Without emergency savings, families rely on credit cards or loans, which can increase financial strain. Don’t let one surprise knock your whole budget out of balance.

Start with a small goal for an emergency fund and gradually increase it so it can cover 3 to 6 months of essential expenses.

Pro Tip: Set your checking account to make automatic transfers to your savings account every time you get paid, so you save money without having to think about it.

Step 6: Practice Financial Discipline While Preserving Flexibility

It’s human to want to indulge from time to time. Try allocating “personal spending” allowances for each family member. This designated amount can be spent freely without guilt or discussion.

This approach can help prevent budget burnout, giving you enough flexibility to help your budget endure long-term.

Step 7: Use Digital Budgeting Tools for Efficiency

Modern budgeting means you can skip the paper spreadsheets. Digital platforms automatically categorize transactions, track spending trends and generate reports for you.

Look for tools that offer:

    • Bank account syncing
    • Spending alerts
    • Savings goal tracking
    • Visual dashboards
    • Mobile accessibility

That way, your budget is easily viewed on your phone or computer.

Advanced Budgeting Strategies for Homeowners

Beyond making your monthly mortgage payment, having a budget could help you work toward:

1. A Home Maintenance Reserve: Set aside 1%–2% of your home’s value annually for maintenance and repairs.

Example:
$300,000 home × 1% = $3,000 per year
$3,000 ÷ 12 = $250 monthly allocation

2. Mortgage Acceleration Planning: Even one extra mortgage payment per year reduces total interest and shortens loan duration.

3. Property Tax Planning: Taxes often increase over time. Allocate incremental increases in your budget annually to avoid escrow surprises.

4. Utility Optimization: Track seasonal utility trends and reduce energy consumption where possible to smooth monthly variability.

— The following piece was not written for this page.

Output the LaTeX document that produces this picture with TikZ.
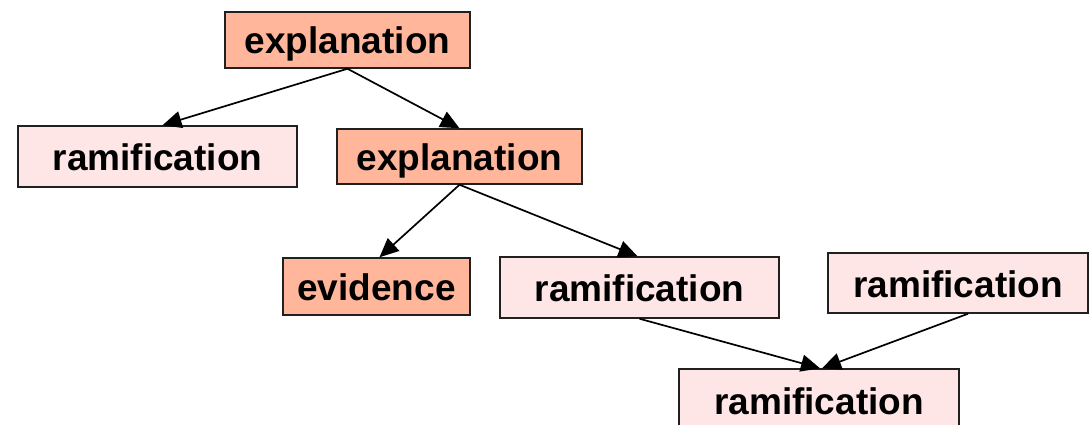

Sample Zero-Based Family Budget Framework

A zero-based budget assigns every dollar before the month begins.

Category

Percentage of Income

Housing

25–30%

Utilities

5–10%

Groceries

10–15%

Transportation

10–15%

Insurance

5–10%

Debt Repayment

5–15%

Savings

10–20%

Personal/Discretion

5–10%

Total allocation: 100%

This structure ensures no income remains unassigned or wasted.

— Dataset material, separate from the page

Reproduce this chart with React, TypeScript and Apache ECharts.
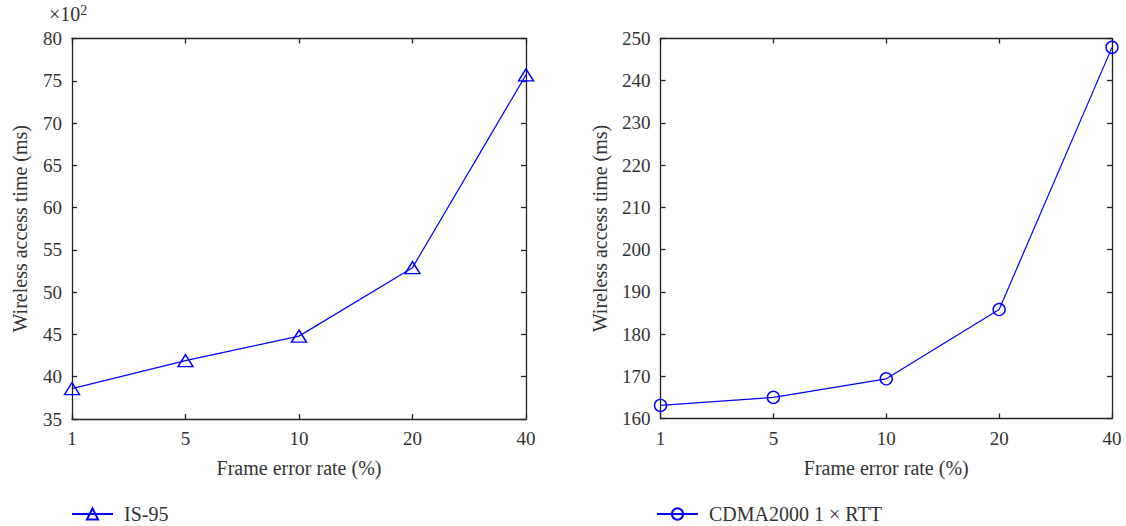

How a Family Budget Strengthens Long-Term Financial Security

A disciplined family budget does more than help you make your mortgage payment on time. It:

    • May help improve credit scores through consistent payments
    • May reduce reliance on high-interest debt
    • May increase eligibility for refinancing or home equity options
    • Could help build retirement savings
    • Could bolster generational financial stability

And remember, if you’re having difficulty paying your monthly mortgage bills on time, Shellpoint offers alternative payment plans that could help you catch up. Depending on your circumstances, we may have the ability to place you on a repayment plan, adjust your loan terms through a loan modification, or temporarily reduce or pause payments through forbearance.

A family budget is not a temporary fix, but an ongoing and essential habit. Starting a budget may feel challenging at first, but if you can keep at it month after month, it gets easier—and you’re on your way to financial control.